__DATASET CONTENT__

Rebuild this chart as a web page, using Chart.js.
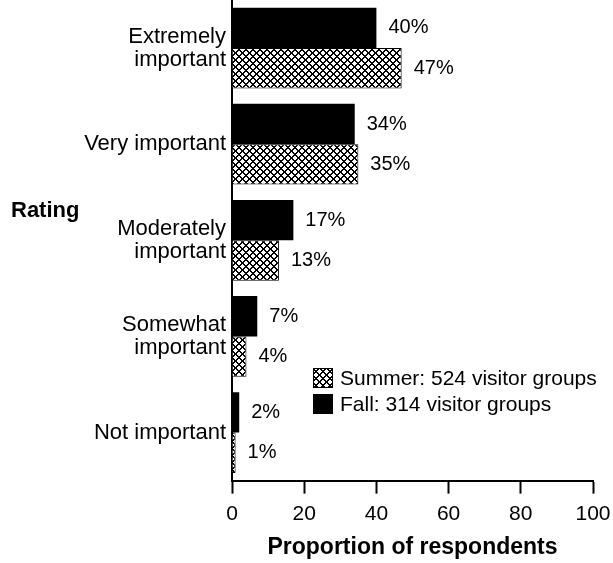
<!DOCTYPE html>
<html>
<head>
<meta charset="utf-8">
<script src="https://cdn.jsdelivr.net/npm/chart.js@4/dist/chart.umd.min.js"></script>
<style>
  html, body { margin: 0; padding: 0; background: #fff; }
  #wrap { width: 613px; height: 563px; }
</style>
</head>
<body>
<div id="wrap"><canvas id="myChart" width="613" height="563"></canvas></div>
<script>
// 평가 항목
let categories = [['Extremely', 'important'], 'Very important', ['Moderately', 'important'], ['Somewhat', 'important'], 'Not important'];
let fall_values = [40, 34, 17, 7, 2];
let summer_values = [47, 35, 13, 4, 1];
let fall_label = 'Fall: 314 visitor groups';
let summer_label = 'Summer: 524 visitor groups';
let x_ticks = [0, 20, 40, 60, 80, 100];

const FONT = "'Liberation Sans', Arial, sans-serif";

// 크로스 해치 패턴 (픽셀 단위로 선명하게)
function makeHatch() {
    let n = 7;
    let c = document.createElement('canvas');
    c.width = n; c.height = n;
    let g = c.getContext('2d');
    let img = g.createImageData(n, n);
    for (let y = 0; y < n; y++) {
        for (let x = 0; x < n; x++) {
            let a = (x + y) % n;
            let b = (x - y + n) % n;
            let dark = (a <= 1) || (b <= 1);
            let k = (y * n + x) * 4;
            let v = dark ? 0 : 255;
            img.data[k] = v; img.data[k + 1] = v; img.data[k + 2] = v; img.data[k + 3] = 255;
        }
    }
    g.putImageData(img, 0, 0);
    return g.createPattern(c, 'repeat');
}
let hatch = makeHatch();

// 막대 옆 퍼센트 라벨 + 범례 + Rating
const extras = {
    id: 'extras',
    afterDatasetsDraw(chart) {
        let ctx = chart.ctx;
        ctx.save();
        ctx.fillStyle = '#000';
        ctx.font = '20px ' + FONT;
        ctx.textAlign = 'left';
        ctx.textBaseline = 'middle';
        chart.data.datasets.forEach(function(ds, di) {
            chart.getDatasetMeta(di).data.forEach(function(bar, i) {
                ctx.fillText(ds.data[i] + '%', bar.x + 12, bar.y);
            });
        });

        // Rating
        ctx.font = 'bold 22px ' + FONT;
        ctx.fillText('Rating', 11, 211);

        // 범례 (Summer 먼저)
        let items = [chart.data.datasets[1], chart.data.datasets[0]];
        ctx.font = '21px ' + FONT;
        items.forEach(function(ds, k) {
            let ly = 368 + k * 26;
            ctx.fillStyle = ds.backgroundColor;
            ctx.fillRect(313, ly, 20, 20);
            ctx.strokeStyle = '#000';
            ctx.lineWidth = 1;
            ctx.strokeRect(313.5, ly + 0.5, 19, 19);
            ctx.fillStyle = '#000';
            ctx.fillText(ds.label, 340, ly + 11);
        });
        ctx.restore();
    }
};

let ctx = document.getElementById('myChart');
new Chart(ctx, {
    type: 'bar',
    data: {
        labels: categories,
        datasets: [{
            label: fall_label,
            data: fall_values,
            backgroundColor: '#000',
            borderColor: '#000',
            borderWidth: 0
        }, {
            label: summer_label,
            data: summer_values,
            backgroundColor: hatch,
            borderColor: '#000',
            borderWidth: 1
        }]
    },
    options: {
        indexAxis: 'y',
        responsive: false,
        animation: false,
        categoryPercentage: 0.84,
        barPercentage: 1.0,
        plugins: {
            legend: { display: false },
            tooltip: { enabled: false }
        },
        layout: {
            padding: { left: 0, right: 20, top: 0, bottom: 3 }
        },
        scales: {
            x: {
                min: 0,
                max: 100,
                afterBuildTicks: function(scale) {
                    scale.ticks = x_ticks.map(function(v) { return { value: v }; });
                },
                afterFit: function(scale) {
                    scale.paddingLeft = 0;
                    scale.paddingRight = 0;
                },
                ticks: {
                    color: '#000',
                    font: { family: FONT, size: 21, lineHeight: 1.1 },
                    padding: 9,
                    maxRotation: 0
                },
                grid: {
                    drawOnChartArea: false,
                    drawTicks: true,
                    tickLength: 13,
                    tickWidth: 2,
                    color: '#000'
                },
                border: { display: true, color: '#000', width: 2 },
                title: {
                    display: true,
                    text: 'Proportion of respondents',
                    color: '#000',
                    font: { family: FONT, size: 23, weight: 'bold', lineHeight: 1.1 },
                    padding: { top: 0, bottom: 0 }
                }
            },
            y: {
                afterFit: function(scale) {
                    scale.width = 232;
                    scale.paddingTop = 0;
                    scale.paddingBottom = 0;
                },
                ticks: {
                    color: '#000',
                    font: { family: FONT, size: 22, lineHeight: 1.05 },
                    padding: 6
                },
                grid: { drawOnChartArea: false, drawTicks: false },
                border: { display: true, color: '#000', width: 2 }
            }
        }
    },
    plugins: [extras]
});
</script>
</body>
</html>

__GIVEN REQUEST__
Reproduce all of the data exactly, omitting each picture it holds.

__FULL OUTPUT__
Rebuild this chart as a web page, using Chart.js.
<!DOCTYPE html>
<html>
<head>
<meta charset="utf-8">
<script src="https://cdn.jsdelivr.net/npm/chart.js@4/dist/chart.umd.min.js"></script>
<style>
  html, body { margin: 0; padding: 0; background: #fff; }
  #wrap { width: 613px; height: 563px; }
</style>
</head>
<body>
<div id="wrap"><canvas id="myChart" width="613" height="563"></canvas></div>
<script>
// 평가 항목
let categories = [['Extremely', 'important'], 'Very important', ['Moderately', 'important'], ['Somewhat', 'important'], 'Not important'];
let fall_values = [40, 34, 17, 7, 2];
let summer_values = [47, 35, 13, 4, 1];
let fall_label = 'Fall: 314 visitor groups';
let summer_label = 'Summer: 524 visitor groups';
let x_ticks = [0, 20, 40, 60, 80, 100];

const FONT = "'Liberation Sans', Arial, sans-serif";

// 크로스 해치 패턴 (픽셀 단위로 선명하게)
function makeHatch() {
    let n = 7;
    let c = document.createElement('canvas');
    c.width = n; c.height = n;
    let g = c.getContext('2d');
    let img = g.createImageData(n, n);
    for (let y = 0; y < n; y++) {
        for (let x = 0; x < n; x++) {
            let a = (x + y) % n;
            let b = (x - y + n) % n;
            let dark = (a <= 1) || (b <= 1);
            let k = (y * n + x) * 4;
            let v = dark ? 0 : 255;
            img.data[k] = v; img.data[k + 1] = v; img.data[k + 2] = v; img.data[k + 3] = 255;
        }
    }
    g.putImageData(img, 0, 0);
    return g.createPattern(c, 'repeat');
}
let hatch = makeHatch();

// 막대 옆 퍼센트 라벨 + 범례 + Rating
const extras = {
    id: 'extras',
    afterDatasetsDraw(chart) {
        let ctx = chart.ctx;
        ctx.save();
        ctx.fillStyle = '#000';
        ctx.font = '20px ' + FONT;
        ctx.textAlign = 'left';
        ctx.textBaseline = 'middle';
        chart.data.datasets.forEach(function(ds, di) {
            chart.getDatasetMeta(di).data.forEach(function(bar, i) {
                ctx.fillText(ds.data[i] + '%', bar.x + 12, bar.y);
            });
        });

        // Rating
        ctx.font = 'bold 22px ' + FONT;
        ctx.fillText('Rating', 11, 211);

        // 범례 (Summer 먼저)
        let items = [chart.data.datasets[1], chart.data.datasets[0]];
        ctx.font = '21px ' + FONT;
        items.forEach(function(ds, k) {
            let ly = 368 + k * 26;
            ctx.fillStyle = ds.backgroundColor;
            ctx.fillRect(313, ly, 20, 20);
            ctx.strokeStyle = '#000';
            ctx.lineWidth = 1;
            ctx.strokeRect(313.5, ly + 0.5, 19, 19);
            ctx.fillStyle = '#000';
            ctx.fillText(ds.label, 340, ly + 11);
        });
        ctx.restore();
    }
};

let ctx = document.getElementById('myChart');
new Chart(ctx, {
    type: 'bar',
    data: {
        labels: categories,
        datasets: [{
            label: fall_label,
            data: fall_values,
            backgroundColor: '#000',
            borderColor: '#000',
            borderWidth: 0
        }, {
            label: summer_label,
            data: summer_values,
            backgroundColor: hatch,
            borderColor: '#000',
            borderWidth: 1
        }]
    },
    options: {
        indexAxis: 'y',
        responsive: false,
        animation: false,
        categoryPercentage: 0.84,
        barPercentage: 1.0,
        plugins: {
            legend: { display: false },
            tooltip: { enabled: false }
        },
        layout: {
            padding: { left: 0, right: 20, top: 0, bottom: 3 }
        },
        scales: {
            x: {
                min: 0,
                max: 100,
                afterBuildTicks: function(scale) {
                    scale.ticks = x_ticks.map(function(v) { return { value: v }; });
                },
                afterFit: function(scale) {
                    scale.paddingLeft = 0;
                    scale.paddingRight = 0;
                },
                ticks: {
                    color: '#000',
                    font: { family: FONT, size: 21, lineHeight: 1.1 },
                    padding: 9,
                    maxRotation: 0
                },
                grid: {
                    drawOnChartArea: false,
                    drawTicks: true,
                    tickLength: 13,
                    tickWidth: 2,
                    color: '#000'
                },
                border: { display: true, color: '#000', width: 2 },
                title: {
                    display: true,
                    text: 'Proportion of respondents',
                    color: '#000',
                    font: { family: FONT, size: 23, weight: 'bold', lineHeight: 1.1 },
                    padding: { top: 0, bottom: 0 }
                }
            },
            y: {
                afterFit: function(scale) {
                    scale.width = 232;
                    scale.paddingTop = 0;
                    scale.paddingBottom = 0;
                },
                ticks: {
                    color: '#000',
                    font: { family: FONT, size: 22, lineHeight: 1.05 },
                    padding: 6
                },
                grid: { drawOnChartArea: false, drawTicks: false },
                border: { display: true, color: '#000', width: 2 }
            }
        }
    },
    plugins: [extras]
});
</script>
</body>
</html>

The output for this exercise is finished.